> _To be done_
Would you repeat the listing exactly but omit every picture?

'''

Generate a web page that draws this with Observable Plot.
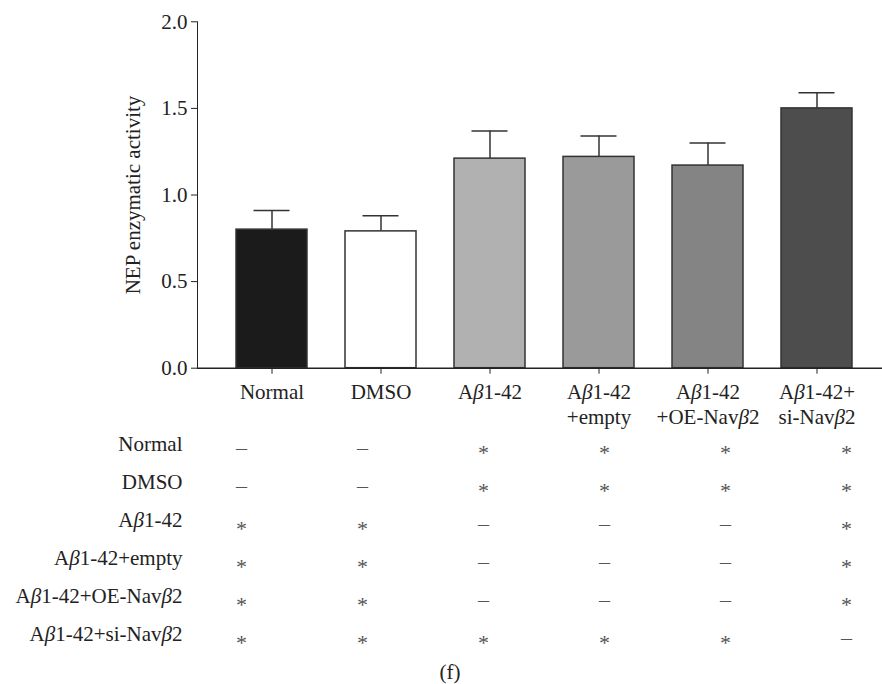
<!DOCTYPE html>
<html><head><meta charset="utf-8">
<script src="https://cdn.jsdelivr.net/npm/d3@7"></script>
<script src="https://cdn.jsdelivr.net/npm/@observablehq/plot@0.6"></script>
<style>
body{margin:0;background:#fff;}
#chart svg{display:block;}
#cap{font-family:"Liberation Serif",serif;font-size:21px;line-height:24px;height:24px;text-align:center;padding-left:18px;color:#222;}
</style></head><body><div id="chart"></div><div id="cap">(f)</div>
<script>
const groups = ["Normal", "DMSO", "Aβ1-42", "Aβ1-42\n+empty", "Aβ1-42\n+OE-Navβ2", "Aβ1-42+\nsi-Navβ2"];
const means = [0.80, 0.79, 1.21, 1.22, 1.17, 1.50];
const sems = [0.11, 0.09, 0.16, 0.12, 0.13, 0.09];
const fills = ["#1b1b1b", "#ffffff", "#b1b1b1", "#9a9a9a", "#848484", "#4d4d4d"];
const yTicks = [0, 0.5, 1.0, 1.5, 2.0];
const rowLabels = ["Normal", "DMSO", "Aβ1-42", "Aβ1-42+empty", "Aβ1-42+OE-Navβ2", "Aβ1-42+si-Navβ2"];
const sigRows = [
  ["–", "–", "*", "*", "*", "*"],
  ["–", "–", "*", "*", "*", "*"],
  ["*", "*", "–", "–", "–", "*"],
  ["*", "*", "–", "–", "–", "*"],
  ["*", "*", "–", "–", "–", "*"],
  ["*", "*", "*", "*", "*", "–"]
];

const bars = groups.map((g, i) => ({group: g, mean: means[i], upper: means[i] + sems[i], fill: fills[i]}));
const cells = [];
rowLabels.forEach((r, ri) => sigRows[ri].forEach((s, ci) => cells.push({row: r, group: groups[ci], sym: s})));

const font = {fontFamily: "'Liberation Serif', serif", fontSize: "21px", color: "#222", background: "#fff"};
const xScale = {domain: groups, range: [197, 890], padding: 0.35};

const topPlot = Plot.plot({
  width: 882, height: 430,
  marginLeft: 197, marginRight: 0, marginTop: 21.3, marginBottom: 62.3,
  style: font,
  x: {...xScale},
  y: {domain: [0, 2], ticks: yTicks, tickFormat: d3.format(".1f"), tickSize: 6, tickPadding: 4,
      line: true, label: "NEP enzymatic activity", labelArrow: "none", labelAnchor: "center", labelOffset: 72},
  marks: [
    Plot.ruleX(bars, {x: "group", y1: "mean", y2: "upper", stroke: "#333", strokeWidth: 1.5}),
    Plot.tickY(bars, {x: "group", y: "upper", insetLeft: 17.5, insetRight: 17.5, stroke: "#333", strokeWidth: 1.5}),
    Plot.barY(bars, {x: "group", y: "mean", fill: "fill", stroke: "#333", strokeWidth: 1.5}),
    Plot.axisX({tickSize: 6, tickPadding: 7, lineHeight: 1.2, label: null}),
    Plot.ruleY([0], {stroke: "#222", strokeWidth: 1.5})
  ]
});

const bottomPlot = Plot.plot({
  width: 882, height: 230,
  marginLeft: 197, marginRight: 0, marginTop: 11.7, marginBottom: 23.8,
  style: font,
  x: {...xScale, axis: null},
  y: {type: "point", domain: rowLabels, padding: 0, axis: null},
  marks: [
    Plot.axisY({tickSize: 0, tickPadding: 15, label: null}),
    Plot.text(cells.filter(d => d.sym === "*"), {x: "group", y: "row", text: "sym", fontSize: 22, dy: 8.5, fill: "#555"}),
    Plot.text(cells.filter(d => d.sym !== "*"), {x: "group", y: "row", text: "sym", fontSize: 22, dy: 3, fill: "#555"})
  ]
});

function italicBeta(svg) {
  const walker = document.createTreeWalker(svg, NodeFilter.SHOW_TEXT);
  const nodes = [];
  while (walker.nextNode()) if (walker.currentNode.nodeValue.includes("β")) nodes.push(walker.currentNode);
  for (const n of nodes) {
    const parts = n.nodeValue.split("β");
    const frag = document.createDocumentFragment();
    parts.forEach((p, i) => {
      if (i > 0) {
        const t = document.createElementNS("http://www.w3.org/2000/svg", "tspan");
        t.setAttribute("font-style", "italic");
        t.textContent = "β";
        frag.appendChild(t);
      }
      if (p) frag.appendChild(document.createTextNode(p));
    });
    n.parentNode.replaceChild(frag, n);
  }
}
italicBeta(topPlot);
italicBeta(bottomPlot);
document.getElementById("chart").append(topPlot, bottomPlot);
</script>
</body></html>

'''

> _Answer to the problem_
Generate a web page that draws this with Observable Plot.
<!DOCTYPE html>
<html><head><meta charset="utf-8">
<script src="https://cdn.jsdelivr.net/npm/d3@7"></script>
<script src="https://cdn.jsdelivr.net/npm/@observablehq/plot@0.6"></script>
<style>
body{margin:0;background:#fff;}
#chart svg{display:block;}
#cap{font-family:"Liberation Serif",serif;font-size:21px;line-height:24px;height:24px;text-align:center;padding-left:18px;color:#222;}
</style></head><body><div id="chart"></div><div id="cap">(f)</div>
<script>
const groups = ["Normal", "DMSO", "Aβ1-42", "Aβ1-42\n+empty", "Aβ1-42\n+OE-Navβ2", "Aβ1-42+\nsi-Navβ2"];
const means = [0.80, 0.79, 1.21, 1.22, 1.17, 1.50];
const sems = [0.11, 0.09, 0.16, 0.12, 0.13, 0.09];
const fills = ["#1b1b1b", "#ffffff", "#b1b1b1", "#9a9a9a", "#848484", "#4d4d4d"];
const yTicks = [0, 0.5, 1.0, 1.5, 2.0];
const rowLabels = ["Normal", "DMSO", "Aβ1-42", "Aβ1-42+empty", "Aβ1-42+OE-Navβ2", "Aβ1-42+si-Navβ2"];
const sigRows = [
  ["–", "–", "*", "*", "*", "*"],
  ["–", "–", "*", "*", "*", "*"],
  ["*", "*", "–", "–", "–", "*"],
  ["*", "*", "–", "–", "–", "*"],
  ["*", "*", "–", "–", "–", "*"],
  ["*", "*", "*", "*", "*", "–"]
];

const bars = groups.map((g, i) => ({group: g, mean: means[i], upper: means[i] + sems[i], fill: fills[i]}));
const cells = [];
rowLabels.forEach((r, ri) => sigRows[ri].forEach((s, ci) => cells.push({row: r, group: groups[ci], sym: s})));

const font = {fontFamily: "'Liberation Serif', serif", fontSize: "21px", color: "#222", background: "#fff"};
const xScale = {domain: groups, range: [197, 890], padding: 0.35};

const topPlot = Plot.plot({
  width: 882, height: 430,
  marginLeft: 197, marginRight: 0, marginTop: 21.3, marginBottom: 62.3,
  style: font,
  x: {...xScale},
  y: {domain: [0, 2], ticks: yTicks, tickFormat: d3.format(".1f"), tickSize: 6, tickPadding: 4,
      line: true, label: "NEP enzymatic activity", labelArrow: "none", labelAnchor: "center", labelOffset: 72},
  marks: [
    Plot.ruleX(bars, {x: "group", y1: "mean", y2: "upper", stroke: "#333", strokeWidth: 1.5}),
    Plot.tickY(bars, {x: "group", y: "upper", insetLeft: 17.5, insetRight: 17.5, stroke: "#333", strokeWidth: 1.5}),
    Plot.barY(bars, {x: "group", y: "mean", fill: "fill", stroke: "#333", strokeWidth: 1.5}),
    Plot.axisX({tickSize: 6, tickPadding: 7, lineHeight: 1.2, label: null}),
    Plot.ruleY([0], {stroke: "#222", strokeWidth: 1.5})
  ]
});

const bottomPlot = Plot.plot({
  width: 882, height: 230,
  marginLeft: 197, marginRight: 0, marginTop: 11.7, marginBottom: 23.8,
  style: font,
  x: {...xScale, axis: null},
  y: {type: "point", domain: rowLabels, padding: 0, axis: null},
  marks: [
    Plot.axisY({tickSize: 0, tickPadding: 15, label: null}),
    Plot.text(cells.filter(d => d.sym === "*"), {x: "group", y: "row", text: "sym", fontSize: 22, dy: 8.5, fill: "#555"}),
    Plot.text(cells.filter(d => d.sym !== "*"), {x: "group", y: "row", text: "sym", fontSize: 22, dy: 3, fill: "#555"})
  ]
});

function italicBeta(svg) {
  const walker = document.createTreeWalker(svg, NodeFilter.SHOW_TEXT);
  const nodes = [];
  while (walker.nextNode()) if (walker.currentNode.nodeValue.includes("β")) nodes.push(walker.currentNode);
  for (const n of nodes) {
    const parts = n.nodeValue.split("β");
    const frag = document.createDocumentFragment();
    parts.forEach((p, i) => {
      if (i > 0) {
        const t = document.createElementNS("http://www.w3.org/2000/svg", "tspan");
        t.setAttribute("font-style", "italic");
        t.textContent = "β";
        frag.appendChild(t);
      }
      if (p) frag.appendChild(document.createTextNode(p));
    });
    n.parentNode.replaceChild(frag, n);
  }
}
italicBeta(topPlot);
italicBeta(bottomPlot);
document.getElementById("chart").append(topPlot, bottomPlot);
</script>
</body></html>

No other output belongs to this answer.